We also came together in times of hope: to recognize campus climate gains made at many schools; to drive change through litigation and legislation against hate; and to wipe back tears as the final remaining living hostages came home from Gaza to hug their loved ones after hundreds of days of a nightmarish captivity.
I don’t know what the next 12 months will bring. But I know that we will stand together once again to fight antisemitism and hate. We won’t just wish and hope for progress against antisemitism; we will do everything we can to make it happen.
Read on below for a month-by-month rundown of what the ADL community went through and accomplished in a tumultuous 2025.
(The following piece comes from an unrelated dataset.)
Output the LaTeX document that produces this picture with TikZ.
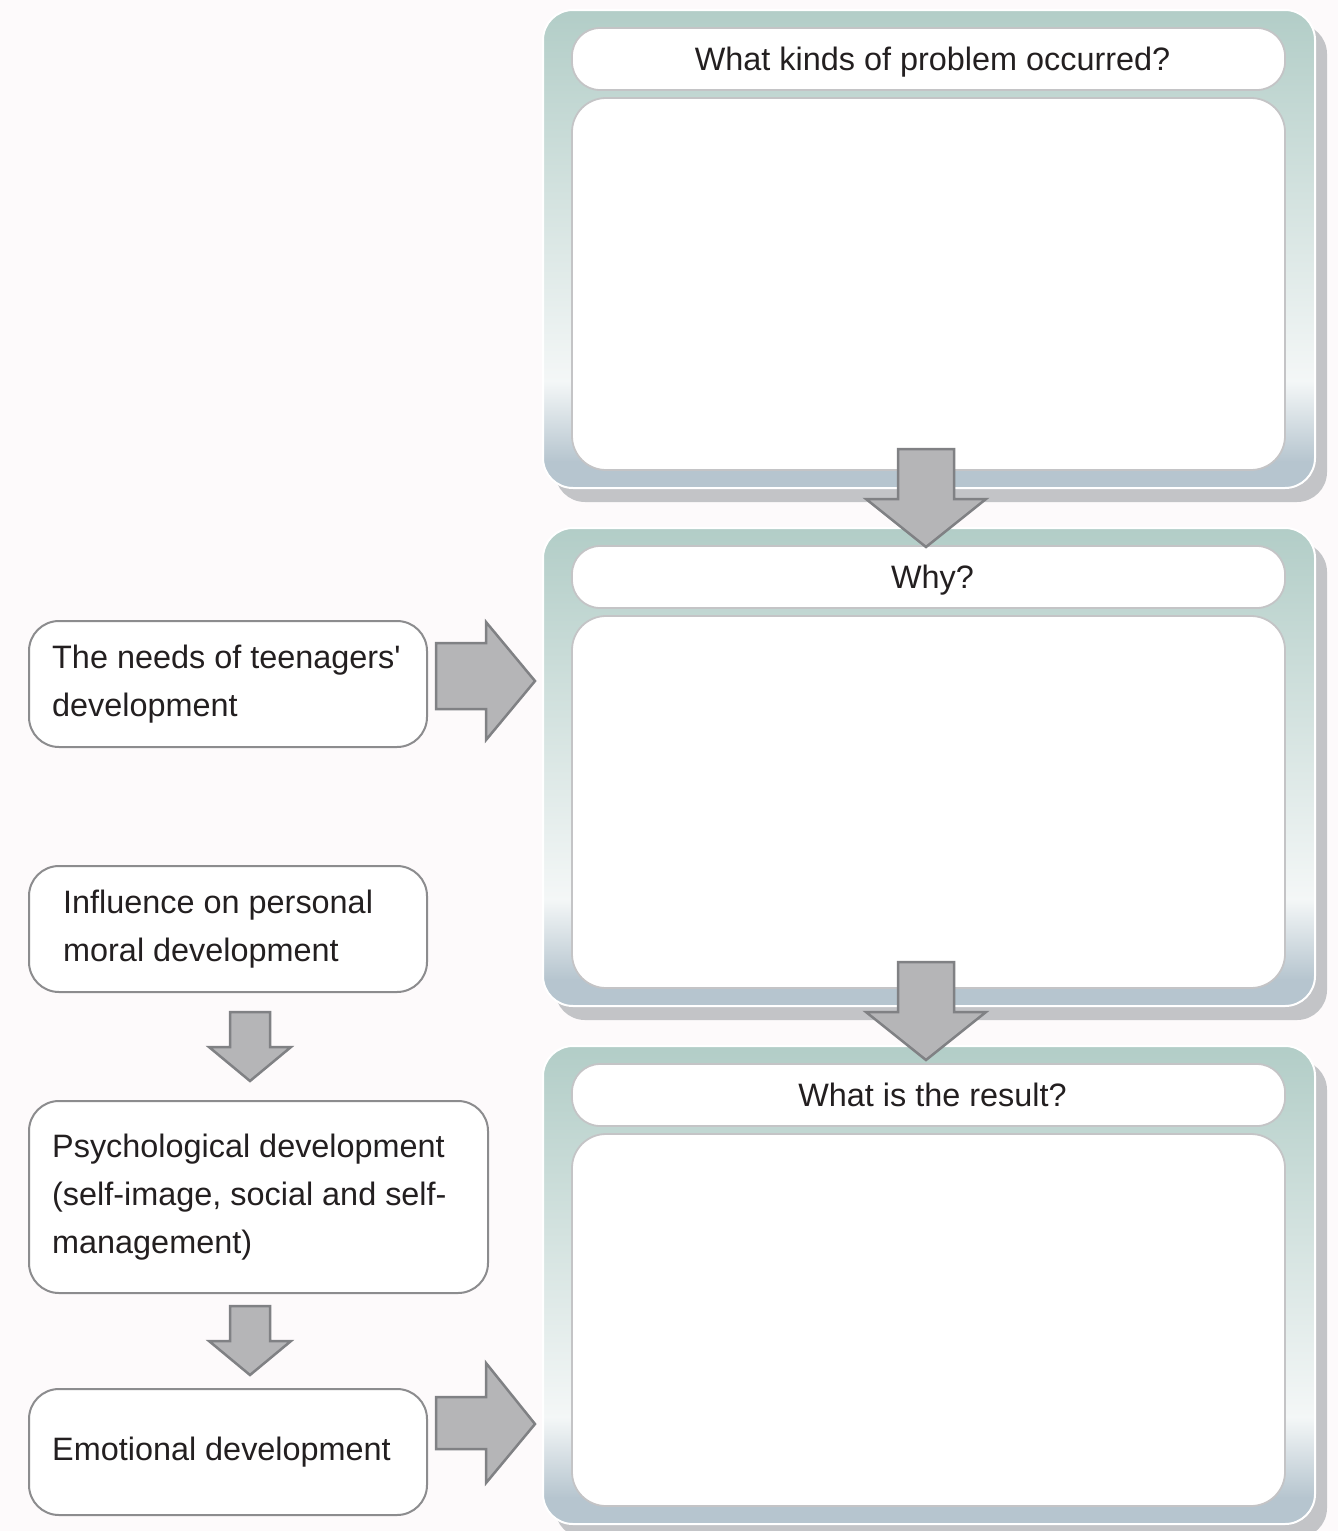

We are so grateful for your support because we can only do this work with you at our side. Together, let’s make the coming year one of progress, resilience and hope.
Sincerely,

Jonathan Greenblatt
ADL CEO and National Director
JANUARY:
In a bleak start to the year, an Islamist terrorist rammed a truck into a crowd in a deadly attack in New Orleans. Hateful conspiracy theories seeking to connect the attack to immigrants, Israel, Jews or the federal government quickly circulated online. Just days later, more ugly conspiratorial accusations spread as the Los Angeles wildfires devastated that region. ADL put out an explainer
to push back against these false narratives.
ADL released two important reports on the challenges that the Jewish community faces. In the first, we noted that 83% of Jewish college students had witnessed or experienced antisemitism since 10/7 and that 41% felt the need to sometimes hide their Jewish identity. In the second,
ADL’s latest Global 100 survey found that 46% of adults worldwide hold significant antisemitic beliefs. One alarming finding was how prejudices seem to be hardening among the under-35 Millennial and Gen Z generations.
In wins to start off 2025... ADL and civil rights partners from across New York State welcomed a bill
in the New York Legislature designed to bring back and strengthen a law prohibiting masked intimidation. A version of the #UnMaskHate NY bill passed in May. ADL also welcomed the news that the Wikipedia arbitration committee took disciplinary action against multiple editors in the wake of a massive effort by anti-Israel editors to spread misinformation and hate across the platform. Among those disciplined were several who had targeted ADL with misleading Wikipedia posts.